**INSTRUCTIONS FOR THE TASK**.
Skip the pictures, please, and write out exactly the lines from the opening of the data through the line containing "-4200, -4500, -4900];".

**DATA**.
============
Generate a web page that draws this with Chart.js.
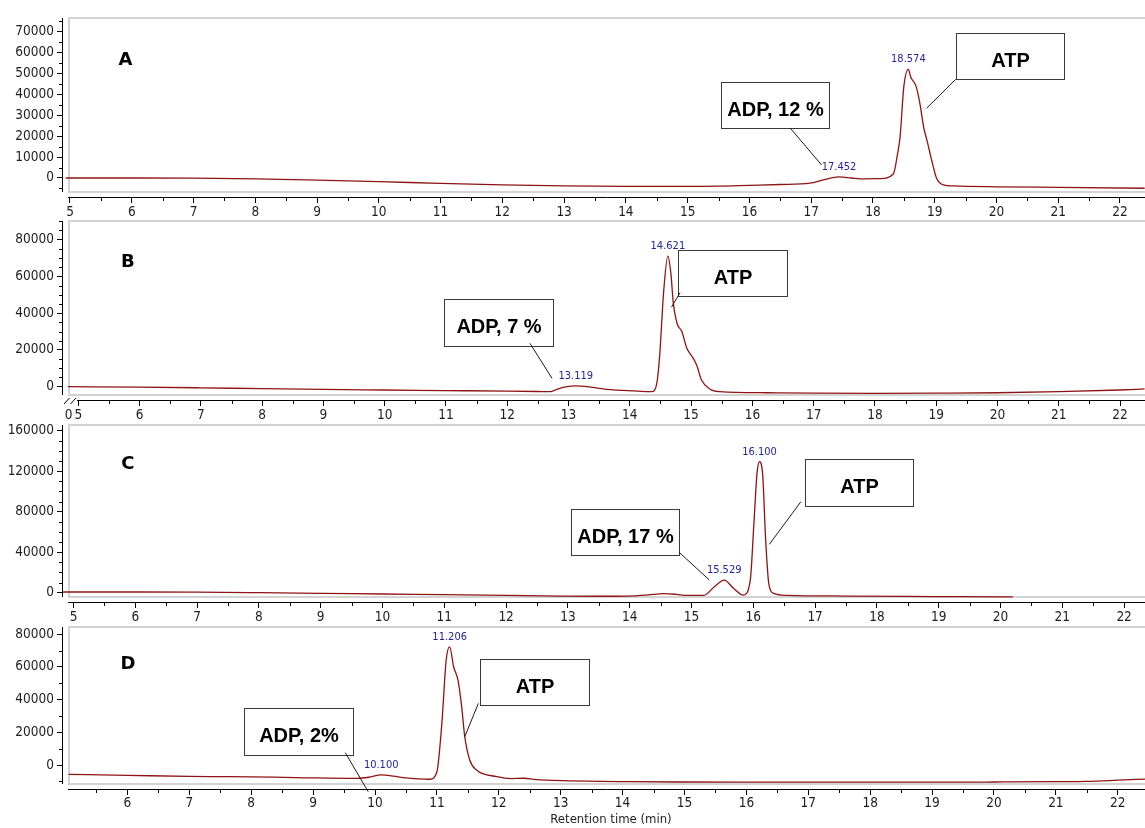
<!DOCTYPE html>
<html>
<head>
<meta charset="utf-8">
<script src="https://cdn.jsdelivr.net/npm/chart.js@4.4.1/dist/chart.umd.min.js"></script>
<style>
  html, body { margin: 0; padding: 0; background: #fff; }
  body { position: relative; width: 1145px; height: 828px; overflow: hidden; }
  canvas { position: absolute; left: 0; top: 0; }
</style>
</head>
<body>
<canvas id="runA" width="1145" height="828"></canvas>
<canvas id="runB" width="1145" height="828"></canvas>
<canvas id="runC" width="1145" height="828"></canvas>
<canvas id="runD" width="1145" height="828"></canvas>
<script>
// ---- Chromatogram data: retention time (min) and detector signal ----
const timeA   = [4.93, 6, 7, 8, 9, 10, 11, 12, 13, 14, 15, 15.5, 16, 16.5, 16.98, 17.2, 17.452, 17.65, 17.8, 18.12, 18.33, 18.4, 18.44, 18.5, 18.574, 18.61, 18.7, 18.76, 18.82, 18.88, 18.95, 19.03, 19.14, 19.3, 20, 21, 22.4];
const signalA = [0, 0, -100, -400, -1000, -1700, -2600, -3300, -3800, -4000, -4000, -3900, -3500, -3100, -2500, -900, 500, 0, -400, -300, 1900, 11800, 19800, 43700, 52000, 48500, 43700, 35700, 24500, 17400, 8600, -100, -3300, -3800, -4200, -4500, -4900];

const timeB   = [4.83, 6, 7, 8, 9, 10, 11, 12, 12.5, 12.7, 12.81, 12.95, 13.119, 13.3, 13.62, 14.06, 14.36, 14.44, 14.49, 14.55, 14.621, 14.67, 14.71, 14.77, 14.85, 14.93, 15.01, 15.09, 15.17, 15.31, 15.47, 16.23, 17, 18, 19, 20, 21, 22, 22.4];
const signalB = [0, -200, -600, -1100, -1500, -1800, -2100, -2400, -2600, -2700, -1400, -100, 500, 0, -1400, -2300, -2700, 1800, 18200, 50800, 71000, 61600, 45300, 34500, 29900, 20900, 16700, 11800, 3600, -1400, -2700, -3300, -3500, -3600, -3500, -3300, -2700, -1800, -1200];

const timeC   = [4.82, 6, 7, 8, 9, 10, 11, 12, 12.88, 13.5, 13.96, 14.3, 14.55, 14.75, 14.93, 15.2, 15.37, 15.529, 15.68, 15.84, 15.95, 16.01, 16.06, 16.1, 16.15, 16.2, 16.25, 16.33, 16.55, 17.5, 18.5, 19.35, 20.2];
const signalC = [700, 700, 500, 0, -600, -1300, -1900, -2600, -3300, -3500, -3300, -2200, -1000, -1600, -2600, -2600, 5900, 12500, 4300, -2300, 12000, 68500, 117900, 129400, 117900, 52000, 9300, -600, -2600, -3300, -3700, -3900, -4200];

const timeD   = [5.05, 6, 7, 7.66, 8.73, 9.7, 9.9, 10.1, 10.3, 10.46, 10.89, 11.0, 11.08, 11.15, 11.206, 11.27, 11.34, 11.4, 11.45, 11.53, 11.64, 11.97, 12.2, 12.4, 12.6, 13.04, 14.12, 15, 16, 17, 18, 19, 20, 21, 21.5, 22, 22.44];
const signalD = [-5700, -6300, -7000, -7100, -7700, -8200, -7500, -6100, -6800, -7700, -8700, -4100, 25500, 64200, 72300, 60100, 52000, 35700, 17300, 3100, -3100, -7100, -8300, -8100, -8900, -9600, -10200, -10400, -10500, -10500, -10500, -10500, -10400, -10200, -10000, -9300, -8600];

// Labelled peak retention times
const peaksA = [17.452, 18.574];
const peaksB = [13.119, 14.621];
const peaksC = [15.529, 16.100];
const peaksD = [10.100, 11.206];

// Tick labels
const timeTicks = [5, 6, 7, 8, 9, 10, 11, 12, 13, 14, 15, 16, 17, 18, 19, 20, 21, 22];
const ticksA = [0, 10000, 20000, 30000, 40000, 50000, 60000, 70000];
const ticksB = [0, 20000, 40000, 60000, 80000];
const ticksC = [0, 40000, 80000, 120000, 160000];
const ticksD = [0, 20000, 40000, 60000, 80000];

// Callout texts
const adpLabels = ['ADP, 12 %', 'ADP, 7 %', 'ADP, 17 %', 'ADP, 2%'];
const atpLabel = 'ATP';
const panelLetters = ['A', 'B', 'C', 'D'];
const axisCaption = 'Retention time (min)';

// ---- styling ----
const PAGE_H = 828;
const TRACE = '#8e1414';
const INK = '#1e1e1e';
const FRAME = '#d3d3d3';
const PEAK_INK = '#24249e';
const TICK_FONT = "'DejaVu Sans Condensed', 'DejaVu Sans', sans-serif";
const TICK_SIZE = 13.5;
const BOX_FONT = "bold 20px 'Liberation Sans', Arial, sans-serif";
const LETTER_FONT = "bold 18px 'DejaVu Sans', sans-serif";

const deco = {
  id: 'deco',
  beforeDatasetsDraw(chart, _args, o) {
    const { ctx, chartArea: a } = chart;
    ctx.save();
    ctx.strokeStyle = FRAME;
    ctx.lineWidth = 2;
    ctx.beginPath();
    ctx.moveTo(a.right + 2, a.top + 1);
    ctx.lineTo(a.left + 7, a.top + 1);
    ctx.lineTo(a.left + 7, a.bottom - 5);
    ctx.lineTo(a.right + 2, a.bottom - 5);
    ctx.stroke();
    ctx.restore();
  },
  afterDraw(chart, _args, o) {
    const { ctx, chartArea: a } = chart;
    const xs = chart.scales.x, ys = chart.scales.y;
    ctx.save();
    ctx.strokeStyle = '#000';
    ctx.lineWidth = 1;

    // axis lines, offset from the plot frame
    ctx.beginPath();
    ctx.moveTo(a.left + 0.5, a.top + 1);
    ctx.lineTo(a.left + 0.5, a.bottom - 5);
    const xStart = o.broken ? a.left + 15 : a.left + 6;
    ctx.moveTo(xStart, a.bottom + 0.5);
    ctx.lineTo(a.right, a.bottom + 0.5);
    ctx.stroke();

    // minor ticks
    ctx.beginPath();
    const vLo = ys.getValueForPixel(a.bottom - 5), vHi = ys.getValueForPixel(a.top + 1);
    for (let v = Math.ceil(vLo / o.minor) * o.minor; v <= vHi; v += o.minor) {
      if (o.yTicks.includes(v)) continue;
      const p = Math.round(ys.getPixelForValue(v)) + 0.5;
      ctx.moveTo(a.left - 3, p); ctx.lineTo(a.left, p);
    }
    const tLo = xs.getValueForPixel(xStart);
    for (let t = Math.ceil(tLo * 2) / 2; t <= xs.max; t += 0.5) {
      if (Number.isInteger(t)) continue;
      const p = Math.round(xs.getPixelForValue(t)) + 0.5;
      ctx.moveTo(p, a.bottom); ctx.lineTo(p, a.bottom + 4);
    }
    ctx.stroke();

    // axis break on the time axis
    if (o.broken) {
      ctx.beginPath();
      ctx.moveTo(a.left + 2, a.bottom + 4); ctx.lineTo(a.left + 7.5, a.bottom - 2);
      ctx.moveTo(a.left + 8.5, a.bottom + 4); ctx.lineTo(a.left + 14, a.bottom - 2);
      ctx.stroke();
      ctx.fillStyle = INK;
      ctx.font = TICK_SIZE + 'px ' + TICK_FONT;
      ctx.textAlign = 'center';
      ctx.textBaseline = 'middle';
      ctx.fillText('0', a.left + 6.5, a.bottom + 6 + o.xPad + TICK_SIZE * 0.6);
    }

    // peak retention-time labels
    ctx.fillStyle = PEAK_INK;
    ctx.font = '11px ' + TICK_FONT;
    ctx.textAlign = 'center';
    ctx.textBaseline = 'middle';
    o.peaks.forEach(t => {
      const i = o.time.indexOf(t);
      const px = xs.getPixelForValue(t), py = ys.getPixelForValue(o.signal[i]);
      ctx.fillText(t.toFixed(3), px, py - 10);
    });

    // callout boxes with leader lines
    o.notes.forEach(n => {
      const x0 = Math.round(xs.getPixelForValue(n.box[0])) + 0.5;
      const x1 = Math.round(xs.getPixelForValue(n.box[1])) + 0.5;
      const y0 = Math.round(ys.getPixelForValue(n.box[2])) + 0.5;
      const y1 = Math.round(ys.getPixelForValue(n.box[3])) + 0.5;
      ctx.fillStyle = '#fff';
      ctx.fillRect(x0, y0, x1 - x0, y1 - y0);
      ctx.strokeStyle = '#3a3a3a';
      ctx.lineWidth = 1;
      ctx.strokeRect(x0, y0, x1 - x0, y1 - y0);
      ctx.strokeStyle = '#1a1a1a';
      ctx.beginPath();
      ctx.moveTo(xs.getPixelForValue(n.from[0]), ys.getPixelForValue(n.from[1]));
      ctx.lineTo(xs.getPixelForValue(n.to[0]), ys.getPixelForValue(n.to[1]));
      ctx.stroke();
      ctx.fillStyle = '#000';
      ctx.font = BOX_FONT;
      ctx.textAlign = 'center';
      ctx.textBaseline = 'middle';
      ctx.fillText(n.text, (x0 + x1) / 2, (y0 + y1) / 2 + 4.5);
    });

    // panel letter
    ctx.fillStyle = '#000';
    ctx.font = LETTER_FONT;
    ctx.textAlign = 'center';
    ctx.textBaseline = 'middle';
    ctx.fillText(o.letter, xs.getPixelForValue(o.letterAt[0]), ys.getPixelForValue(o.letterAt[1]));

    if (o.caption) {
      ctx.fillStyle = INK;
      ctx.font = '13px ' + TICK_FONT;
      ctx.fillText(o.caption, 611, a.bottom + 31);
    }
    ctx.restore();
  }
};

function panel(id, cfg) {
  const points = cfg.time.map((t, i) => ({ x: t, y: cfg.signal[i] }));
  return new Chart(document.getElementById(id), {
    type: 'line',
    data: {
      datasets: [{
        data: points,
        borderColor: TRACE,
        borderWidth: 1.3,
        pointRadius: 0,
        fill: false,
        cubicInterpolationMode: 'monotone'
      }]
    },
    options: {
      responsive: false,
      animation: false,
      events: [],
      devicePixelRatio: 1,
      layout: { padding: { top: cfg.top, left: 0, right: 0, bottom: 0 } },
      plugins: { legend: { display: false }, tooltip: { enabled: false }, deco: cfg },
      scales: {
        x: {
          type: 'linear',
          min: cfg.xMin, max: cfg.xMax,
          afterFit: s => { s.height = PAGE_H - cfg.bottom; },
          afterBuildTicks: s => { s.ticks = cfg.xTicks.map(v => ({ value: v })); },
          ticks: {
            autoSkip: false, maxRotation: 0, minRotation: 0,
            padding: cfg.xPad, color: INK,
            font: { family: TICK_FONT, size: TICK_SIZE },
            callback: v => String(v)
          },
          grid: { drawOnChartArea: false, tickLength: 6, tickColor: '#000', tickWidth: 1 },
          border: { display: false }
        },
        y: {
          type: 'linear',
          min: cfg.yMin, max: cfg.yMax,
          afterFit: s => { s.width = 62; },
          afterBuildTicks: s => { s.ticks = cfg.yTicks.map(v => ({ value: v })); },
          ticks: {
            autoSkip: false, padding: 3, color: INK,
            font: { family: TICK_FONT, size: TICK_SIZE },
            callback: v => String(v)
          },
          grid: { drawOnChartArea: false, tickLength: 5, tickColor: '#000', tickWidth: 1 },
          border: { display: false }
        }
      }
    },
    plugins: [deco]
  });
}

panel('runA', {
  time: timeA, signal: signalA, peaks: peaksA,
  top: 17, bottom: 197, xPad: 1,
  xMin: 4.8705, xMax: 22.405, yMin: -9092, yMax: 77040,
  xTicks: timeTicks, yTicks: ticksA, minor: 5000,
  letter: panelLetters[0], letterAt: [5.90, 56460],
  notes: [
    { text: adpLabels[0], box: [15.54, 17.29, 45900, 23900], from: [16.66, 23900], to: [17.17, 6200] },
    { text: atpLabel, box: [19.34, 21.09, 69500, 47200], from: [19.34, 47200], to: [18.87, 33400] }
  ]
});

panel('runB', {
  time: timeB, signal: signalB, peaks: peaksB,
  top: 220, bottom: 400, xPad: 1, broken: true,
  xMin: 4.734, xMax: 22.407, yMin: -7229, yMax: 90601,
  xTicks: timeTicks, yTicks: ticksB, minor: 5000,
  letter: panelLetters[1], letterAt: [5.81, 67770],
  notes: [
    { text: adpLabels[1], box: [10.97, 12.74, 47700, 22300], from: [12.37, 23600], to: [12.73, 4600] },
    { text: atpLabel, box: [14.79, 16.57, 74300, 49300], from: [14.82, 51100], to: [14.68, 43200] }
  ]
});

panel('runC', {
  time: timeC, signal: signalC, peaks: peaksC,
  top: 424, bottom: 602, xPad: 1,
  xMin: 4.814, xMax: 22.338, yMin: -9186, yMax: 166626,
  xTicks: timeTicks, yTicks: ticksC, minor: 10000,
  letter: panelLetters[2], letterAt: [5.88, 127100],
  notes: [
    { text: adpLabels[2], box: [13.05, 14.80, 82700, 37200], from: [14.80, 39900], to: [15.29, 12500] },
    { text: atpLabel, box: [16.84, 18.59, 131800, 85600], from: [16.77, 89900], to: [16.26, 47800] }
  ]
});

panel('runD', {
  time: timeD, signal: signalD, peaks: peaksD,
  top: 626, bottom: 789, xPad: 0,
  xMin: 4.943, xMax: 22.44, yMin: -14678, yMax: 85012,
  xTicks: timeTicks.slice(1), yTicks: ticksD, minor: 10000,
  letter: panelLetters[3], letterAt: [6.01, 61470],
  caption: axisCaption,
  notes: [
    { text: adpLabels[3], box: [7.89, 9.65, 34700, 6100], from: [9.52, 7500], to: [9.89, -16300] },
    { text: atpLabel, box: [11.69, 13.45, 64800, 36700], from: [11.67, 37700], to: [11.45, 17300] }
  ]
});
</script>
</body>
</html>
============
**SOLUTION FOR THIS PROBLEM**.
Generate a web page that draws this with Chart.js.
<!DOCTYPE html>
<html>
<head>
<meta charset="utf-8">
<script src="https://cdn.jsdelivr.net/npm/chart.js@4.4.1/dist/chart.umd.min.js"></script>
<style>
  html, body { margin: 0; padding: 0; background: #fff; }
  body { position: relative; width: 1145px; height: 828px; overflow: hidden; }
  canvas { position: absolute; left: 0; top: 0; }
</style>
</head>
<body>
<canvas id="runA" width="1145" height="828"></canvas>
<canvas id="runB" width="1145" height="828"></canvas>
<canvas id="runC" width="1145" height="828"></canvas>
<canvas id="runD" width="1145" height="828"></canvas>
<script>
// ---- Chromatogram data: retention time (min) and detector signal ----
const timeA   = [4.93, 6, 7, 8, 9, 10, 11, 12, 13, 14, 15, 15.5, 16, 16.5, 16.98, 17.2, 17.452, 17.65, 17.8, 18.12, 18.33, 18.4, 18.44, 18.5, 18.574, 18.61, 18.7, 18.76, 18.82, 18.88, 18.95, 19.03, 19.14, 19.3, 20, 21, 22.4];
const signalA = [0, 0, -100, -400, -1000, -1700, -2600, -3300, -3800, -4000, -4000, -3900, -3500, -3100, -2500, -900, 500, 0, -400, -300, 1900, 11800, 19800, 43700, 52000, 48500, 43700, 35700, 24500, 17400, 8600, -100, -3300, -3800, -4200, -4500, -4900];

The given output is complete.